#### Provided material:
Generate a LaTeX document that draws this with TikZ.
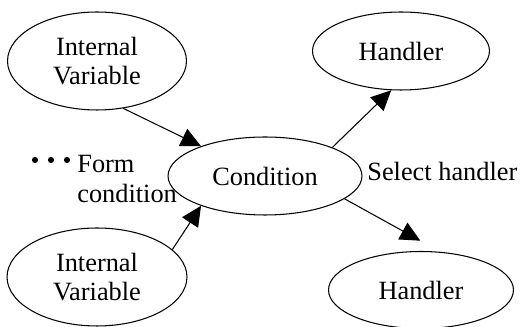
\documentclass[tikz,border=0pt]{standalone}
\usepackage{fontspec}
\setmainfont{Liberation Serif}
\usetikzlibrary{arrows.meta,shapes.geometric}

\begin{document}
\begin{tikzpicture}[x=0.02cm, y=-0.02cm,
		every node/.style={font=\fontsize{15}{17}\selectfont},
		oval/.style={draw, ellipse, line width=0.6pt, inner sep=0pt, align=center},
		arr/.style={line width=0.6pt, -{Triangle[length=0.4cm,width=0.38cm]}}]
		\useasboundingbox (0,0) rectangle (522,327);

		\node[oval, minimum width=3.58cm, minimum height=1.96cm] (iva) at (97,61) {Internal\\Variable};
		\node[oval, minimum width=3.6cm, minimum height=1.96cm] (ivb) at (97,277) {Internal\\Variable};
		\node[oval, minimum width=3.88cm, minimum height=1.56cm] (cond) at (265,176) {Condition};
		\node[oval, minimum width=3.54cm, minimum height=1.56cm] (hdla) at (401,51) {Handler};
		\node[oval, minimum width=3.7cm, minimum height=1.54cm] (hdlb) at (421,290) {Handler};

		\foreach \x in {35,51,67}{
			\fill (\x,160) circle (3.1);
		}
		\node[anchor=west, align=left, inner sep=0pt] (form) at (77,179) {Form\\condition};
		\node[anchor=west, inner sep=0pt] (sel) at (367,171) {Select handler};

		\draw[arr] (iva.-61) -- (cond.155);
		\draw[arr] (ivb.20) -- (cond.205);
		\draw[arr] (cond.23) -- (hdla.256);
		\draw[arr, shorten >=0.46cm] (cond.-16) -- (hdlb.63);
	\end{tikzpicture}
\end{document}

#### What to work on:
Write the listing above out again exactly, dropping each image.

#### Response to the task:
Generate a LaTeX document that draws this with TikZ.
\documentclass[tikz,border=0pt]{standalone}
\usepackage{fontspec}
\setmainfont{Liberation Serif}
\usetikzlibrary{arrows.meta,shapes.geometric}

\begin{document}
\begin{tikzpicture}[x=0.02cm, y=-0.02cm,
		every node/.style={font=\fontsize{15}{17}\selectfont},
		oval/.style={draw, ellipse, line width=0.6pt, inner sep=0pt, align=center},
		arr/.style={line width=0.6pt, -{Triangle[length=0.4cm,width=0.38cm]}}]
		\useasboundingbox (0,0) rectangle (522,327);

		\node[oval, minimum width=3.58cm, minimum height=1.96cm] (iva) at (97,61) {Internal\\Variable};
		\node[oval, minimum width=3.6cm, minimum height=1.96cm] (ivb) at (97,277) {Internal\\Variable};
		\node[oval, minimum width=3.88cm, minimum height=1.56cm] (cond) at (265,176) {Condition};
		\node[oval, minimum width=3.54cm, minimum height=1.56cm] (hdla) at (401,51) {Handler};
		\node[oval, minimum width=3.7cm, minimum height=1.54cm] (hdlb) at (421,290) {Handler};

		\foreach \x in {35,51,67}{
			\fill (\x,160) circle (3.1);
		}
		\node[anchor=west, align=left, inner sep=0pt] (form) at (77,179) {Form\\condition};
		\node[anchor=west, inner sep=0pt] (sel) at (367,171) {Select handler};

		\draw[arr] (iva.-61) -- (cond.155);
		\draw[arr] (ivb.20) -- (cond.205);
		\draw[arr] (cond.23) -- (hdla.256);
		\draw[arr, shorten >=0.46cm] (cond.-16) -- (hdlb.63);
	\end{tikzpicture}
\end{document}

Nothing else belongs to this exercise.